BARBARA BAREFIELD
Fresh
off his showcase concert last spring at the inaugural Art X Detroit festival,
2010 Kresge artist fellow Spencer Barefield has convened a unique string
quartet -- guitar, violin, viola, bass -- to perform music that lives in the
gray zone between traditional and experimental jazz and classical music.
The
stalwart Detroit composer and guitarist calls the group the Barefield Super
String Quartet, and the occasion is a special Summer Soiree fund-raiser for the
Imagination Station, a nonprofit that is transforming two blighted houses
facing the Michigan Central Station in the Corktown neighborhood. The concert
will be in the shell of one of the burned-out houses, dressed up with tables,
chairs, tents, food and drink.
The
group will tackle arrangements of Barefield's stylistically flexible
compositions that mix written material and improvisation along with other music
that could come from jazz and classical composers as diverse as John Coltrane,
Charles Mingus, Duke Ellington, Thelonious Monk, Enrique Granados and Manuel de
Falla.
The
ensemble is largely a family affair with Barefield joined by his daughter,
violinist Jannina (Barefield) Norpoth, along with her husband, bassist
John-Paul Norpoth. The violist is John Madison.
The
refreshments will include locally produced organic food and drink from the Pink
Flamingo, Brother Nature Farms, McClure's Pickles and Valentine Vodka.
3
p.m. Sunday, 2230 Fourteenth, Detroit. $10-$50. facethestation.com.
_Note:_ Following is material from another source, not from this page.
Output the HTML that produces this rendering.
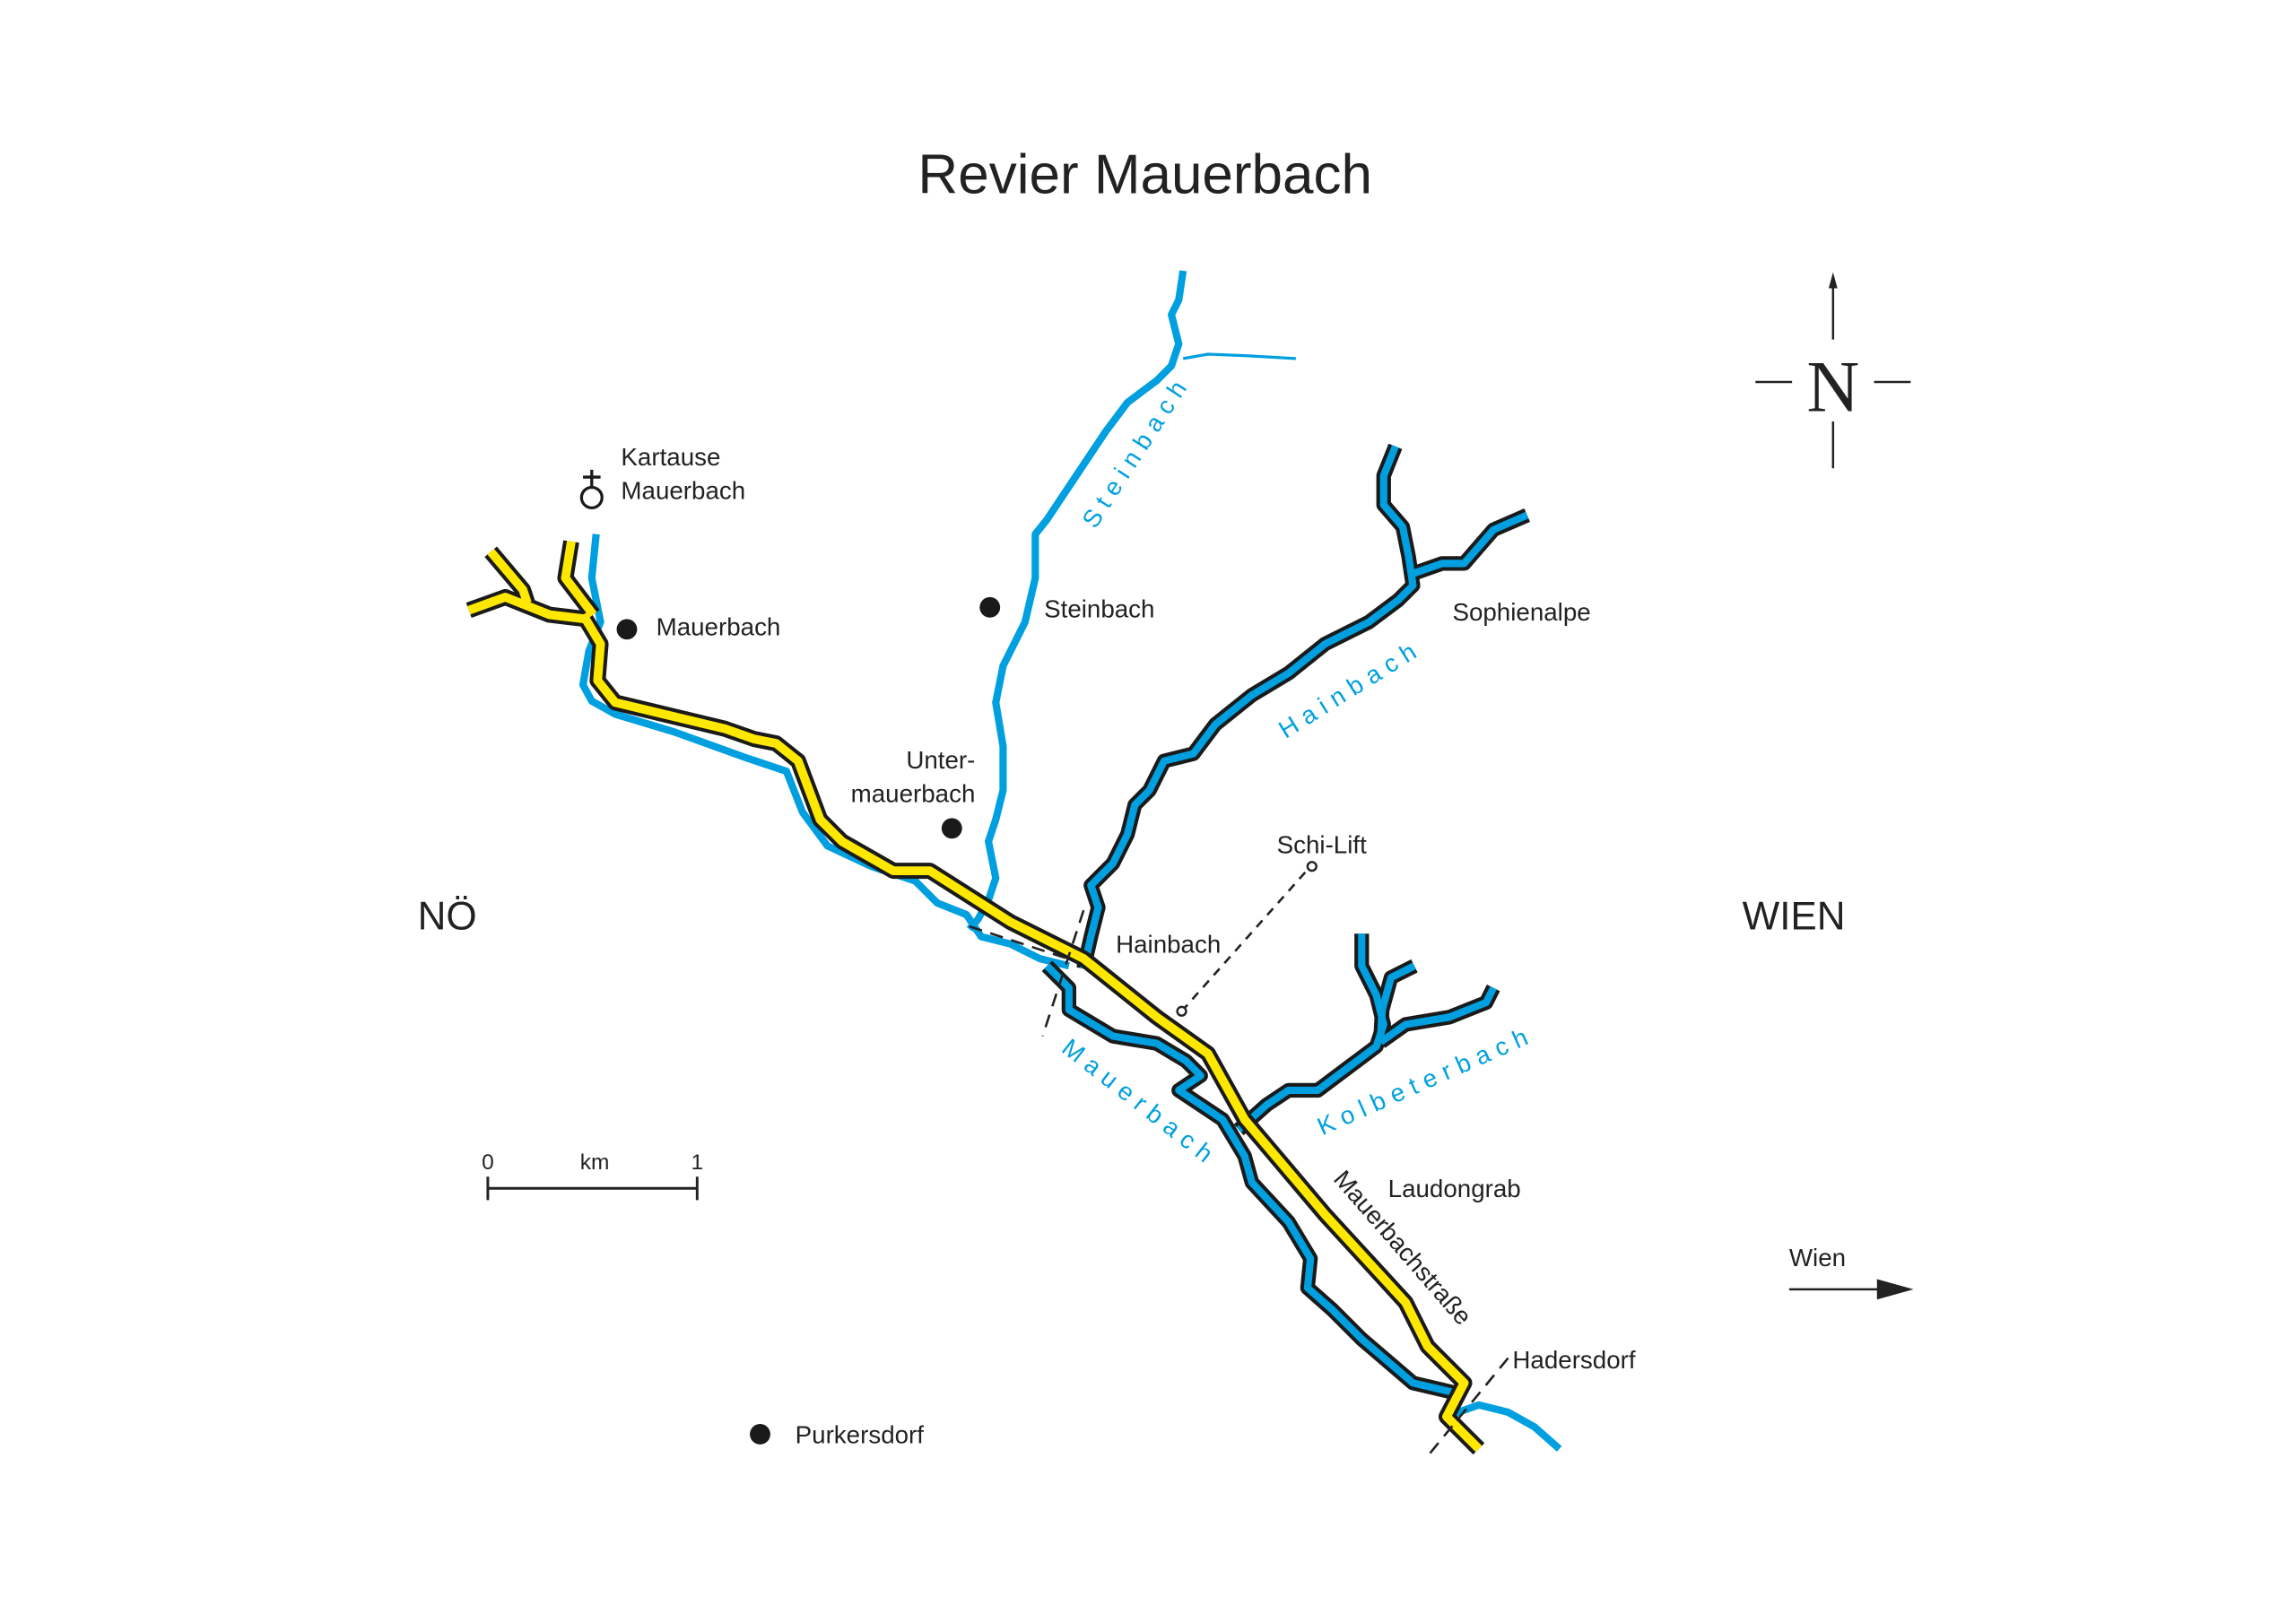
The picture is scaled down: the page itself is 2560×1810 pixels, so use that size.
<!DOCTYPE html>
<html><head><meta charset="utf-8"><style>
html,body{margin:0;padding:0;background:#fff;}
svg{display:block;}
text{font-family:"Liberation Sans",sans-serif;fill:#222;}
.b{fill:#00a0e0;letter-spacing:5px;}
</style></head><body>
<svg width="2560" height="1810" viewBox="0 0 1568 1109" xmlns="http://www.w3.org/2000/svg">
<rect width="1568" height="1109" fill="#fff"/>
<g fill="none" stroke-linecap="butt" stroke-linejoin="round">
<path d="M407,365 L404,395 L410,425 L402,445 L398,468 L404,479 L420,488 L460,500 L510,518 L537,527 L548,555 L565,578 L595,592 L625,602 L640,617 L660,625 L670,640 L690,645 L710,655 L730,660" stroke="#00a0e0" stroke-width="5"/>
<path d="M808,185 L805,205 L800,215 L805,235 L800,250 L790,260 L770,275 L755,295 L735,325 L715,355 L707,365 L707,395 L700,425 L685,455 L680,480 L685,510 L685,540 L680,560 L675,575 L680,600 L675,615 L668,628 L662,635" stroke="#00a0e0" stroke-width="5"/>
<path d="M808,245 L825,242 L850,243 L885,245" stroke="#00a0e0" stroke-width="2"/>
<path d="M993,966 L1010,960 L1030,965 L1048,975 L1065,990" stroke="#00a0e0" stroke-width="5"/>
<g id="os">
<path d="M715,660 L730,675 L730,690 L760,708 L790,713 L810,725 L820,735 L805,745 L835,765 L850,790 L855,808 L880,835 L895,860 L893,880 L910,895 L930,915 L965,945 L995,952"/>
<path d="M953,305 L945,325 L945,345 L958,360 L962,380 L965,400 L955,410 L935,425 L905,440 L880,460 L855,475 L830,495 L815,515 L795,520 L785,540 L775,550 L770,570 L760,590 L745,605 L750,620 L745,640 L740,662"/>
<path d="M965,392 L985,385 L1000,385 L1020,362 L1043,352"/>
<path d="M930,638 L930,660 L940,680 L945,700 L940,715 L920,730 L900,745 L880,745 L865,755 L846,772"/>
<path d="M966,660 L950,668 L944,690 L943,708"/>
<path d="M943,712 L960,700 L990,695 L1015,685 L1020,675"/>
</g>
</g>
<use href="#os" stroke="#1a1a1a" stroke-width="10" fill="none" stroke-linejoin="round"/>
<g fill="none" stroke="#00a0e0" stroke-width="5" stroke-linejoin="round">
<path d="M715,660 L730,675 L730,690 L760,708 L790,713 L810,725 L820,735 L805,745 L835,765 L850,790 L855,808 L880,835 L895,860 L893,880 L910,895 L930,915 L965,945 L995,952"/>
<path d="M953,305 L945,325 L945,345 L958,360 L962,380 L965,400 L955,410 L935,425 L905,440 L880,460 L855,475 L830,495 L815,515 L795,520 L785,540 L775,550 L770,570 L760,590 L745,605 L750,620 L745,640 L740,662"/>
<path d="M965,392 L985,385 L1000,385 L1020,362 L1043,352"/>
<path d="M930,638 L930,660 L940,680 L945,700 L940,715 L920,730 L900,745 L880,745 L865,755 L846,772"/>
<path d="M966,660 L950,668 L944,690 L943,708"/>
<path d="M943,712 L960,700 L990,695 L1015,685 L1020,675"/>
</g>
<g id="rd" fill="none" stroke-linejoin="round">
<path d="M335,377 L357,403 L360,412"/>
<path d="M320,417 L345,408 L375,420 L400,423"/>
<path d="M390,370 L386,395 L405,420"/>
<path d="M398,420 L410,440 L408,465 L420,480 L495,498 L515,505 L530,508 L545,520 L560,560 L575,575 L610,595 L635,595 L690,630 L740,655 L790,695 L825,720 L850,765 L905,830 L960,890 L975,920 L1000,945 L988,968 L1010,990"/>
</g>
<use href="#rd" stroke="#1a1a1a" stroke-width="11" stroke-linejoin="round"/>
<use href="#rd" stroke="#ffe800" stroke-width="6" stroke-linejoin="round"/>
<g stroke="#222" stroke-width="1.6" stroke-dasharray="9,6" fill="none">
<path d="M662,633 L735,657"/>
<path d="M740,622 L712,708"/>
<path d="M1030,928 L975,995"/>
<path d="M807,691 L895,592" stroke-dasharray="6,5"/>
</g>
<circle cx="807" cy="691" r="3" fill="#fff" stroke="#222" stroke-width="1.5"/>
<circle cx="896" cy="592" r="3" fill="#fff" stroke="#222" stroke-width="1.5"/>
<g fill="#1a1a1a">
<circle cx="428" cy="430" r="7"/>
<circle cx="676" cy="415" r="7"/>
<circle cx="650" cy="566" r="7"/>
<circle cx="519" cy="980" r="7"/>
</g>
<circle cx="404" cy="340" r="7" fill="none" stroke="#1a1a1a" stroke-width="2"/>
<path d="M404,321 V333 M398,326 H410" stroke="#1a1a1a" stroke-width="2"/>
<path d="M1252,195 V232 M1252,288 V320 M1199,261 H1224 M1280,261 H1305" stroke="#222" stroke-width="1.5"/>
<path d="M1252,186 L1249,197 L1255,197 Z" fill="#222"/>
<text x="1252" y="281" font-size="50" text-anchor="middle" style="font-family:'Liberation Serif',serif">N</text>
<path d="M333,812 H476 M333,804 V820 M476,804 V820" stroke="#222" stroke-width="1.8"/>
<text x="333" y="799" font-size="15" text-anchor="middle">0</text>
<text x="406" y="799" font-size="15" text-anchor="middle">km</text>
<text x="476" y="799" font-size="15" text-anchor="middle">1</text>
<path d="M1222,881 H1288" stroke="#222" stroke-width="1.6"/>
<path d="M1282,874 L1307,881 L1282,888 Z" fill="#222"/>
<text x="782" y="132" font-size="38" text-anchor="middle">Revier Mauerbach</text>
<g font-size="17">
<text x="424" y="318">Kartause</text>
<text x="424" y="341">Mauerbach</text>
<text x="448" y="434">Mauerbach</text>
<text x="713" y="422">Steinbach</text>
<text x="992" y="424">Sophienalpe</text>
<text x="666" y="525" text-anchor="end">Unter-</text>
<text x="666" y="548" text-anchor="end">mauerbach</text>
<text x="872" y="583">Schi-Lift</text>
<text x="762" y="651">Hainbach</text>
<text x="948" y="818">Laudongrab</text>
<text x="1033" y="935">Hadersdorf</text>
<text x="543" y="986">Purkersdorf</text>
<text x="1222" y="865">Wien</text>
<text transform="translate(910,806) rotate(49)">Mauerbachstraße</text>
</g>
<text x="285" y="635" font-size="27">NÖ</text>
<text x="1190" y="635" font-size="27">WIEN</text>
<g font-size="17">
<text class="b" transform="translate(748,362) rotate(-57)">Steinbach</text>
<text class="b" transform="translate(878,505) rotate(-32)">Hainbach</text>
<text class="b" transform="translate(724,718) rotate(38)">Mauerbach</text>
<text class="b" transform="translate(903,776) rotate(-24)">Kolbeterbach</text>
</g>
</svg>
</body></html>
The Detroit Jazz Festival is just around the corner on Labor Day weekend, but
there are a couple of appetizers on deck Friday. The festival's 2011
artist-in-residence, drummer Jeff (Tain) Watts, is teaming up with another 2010
Kresge fellow, choreographer Haleem Ar-Rasheed.
The
combination of Watts, a dynamic drummer who plays like a herd of thundering
horses, and Ar-Rasheed, whose break dance collective, Hardcore Detroit, exudes
charisma, promises to explore the links between jazz rhythm and contemporary
dance.7 and 8:30 p.m. Friday, Detroit Institute of Arts, 5200 Woodward,
Detroit. 313-833-7900. dia.org. Free with museum admission: $4-$8.
Meanwhile, festival organizers are inaugurating a new partnership with the Edsel
& Eleanor Ford House. The Johnny Trudell Orchestra, led by the veteran
Detroit trumpeter with an A-to-Z résumé, will be performing outdoors on the
grounds adjacent to Lake St. Clair. The band will dive into the sounds of the
swing era, a fitting program given that the Fords once hosted parties in which
celebrities of the day like Tommy Dorsey and Frank Sinatra were the
entertainment.
7:30
p.m. Friday (grounds open at 6 p.m. for picnicking), 1100 Lake Shore, Grosse
Pointe Shores. 313-884-4222. jazzfordhouse.eventbrite.com. $12-$20 general
admission (lawn); $25 reserved seating, parking and shuttle.
The late Sun Ra was one of a kind -- a pianist, composer, arranger,
bandleader and mystic who took his Afro-centric and intergalactic
space-traveler identity seriously. Beneath the outer-space vibe and regalia was
an aesthetic that ran the gamut from Ellington to early hard bop to the far
side of the avant-garde. Led by the intrepid drummer RJ Spangler, the Planet D
Nonet presents its third annual Sun Ra Tribute with guest trombonist Vincent
Chandler.
9
p.m. Saturday, 3rd Bar, 701 W. Forest, Detroit.